GBP/CHF Falls As Risk Appetite Shifts
The last couple of days have seen a marginal increase in Franc demand, triggered by weakness in commodities prices and falling equity markets. The ongoing speculation that the Swiss National Bank may raise the minimum euro level is having little impact in weakening the Swiss currency, although market players remain on high alert for any hints at a policy shift.
Sterling’s had a rough couple of days after weak manufacturing production data revealed a 0.2% contraction in the manufacturing sector over the last month. The figures are a leading indicator of overall economic health as production reacts quickly to ups and downs in the business cycle and is correlated with consumer conditions such as employment levels and average earnings.

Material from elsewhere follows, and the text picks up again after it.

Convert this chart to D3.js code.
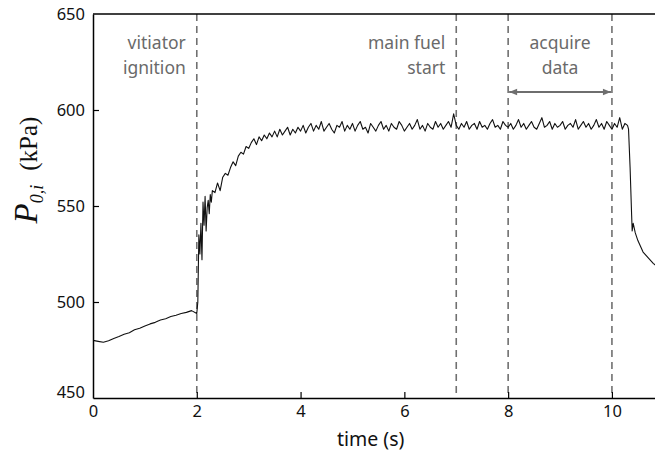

The figures published by the Office for National Statistics dented hopes that a pick-up in industry would encourage balanced growth in the UK. The main factors behind the monthly drop, according to the ONS, were falls in transport equipment, wood and paper products and metals. However, they did say that in the three months to April manufacturing was actually up by 0.5% year on year and this should be considered a more accurate indicator of the underlying trend.
However, it wasn’t all doom and gloom as employment data on Wednesday revealed that jobless numbers declined by 5,000 in the three months to April as the economy returned to marginal growth. Figures released by the ONS showed that the total jobless number had fallen to 2.51 million and that the total number of people in employment had risen to 29.76 million, up 432,000 on a year ago.
As a result, sterling gained around 0.4% against the Franc after the figures were released but gains were quickly erased with profit taking pushing sterling back down to the low 1.44’s.
Sterling has actually traded relatively flat against the Franc and the Euro over the last 3 months, remaining within a two cent range against the euro. We were expecting some market movement last Thursday with meetings by both the Bank of England and the European Central Bank but even a speech by Mario Draghi failed to cause any sort of significant movement. The European Central Bank announced that they would be keeping the interest rate at 0.5%, but would consider a negative deposit rate should conditions deteriorate further. Draghi was fairly pessimistic about the economic recovery in the eurozone but market reaction was muted. The Bank of England announced that they too would be keeping interest rates on hold and would not be increasing the level of monetary easing. The meeting was Mervyn King’s last at the helm with Mark Carney taking the reins early in July.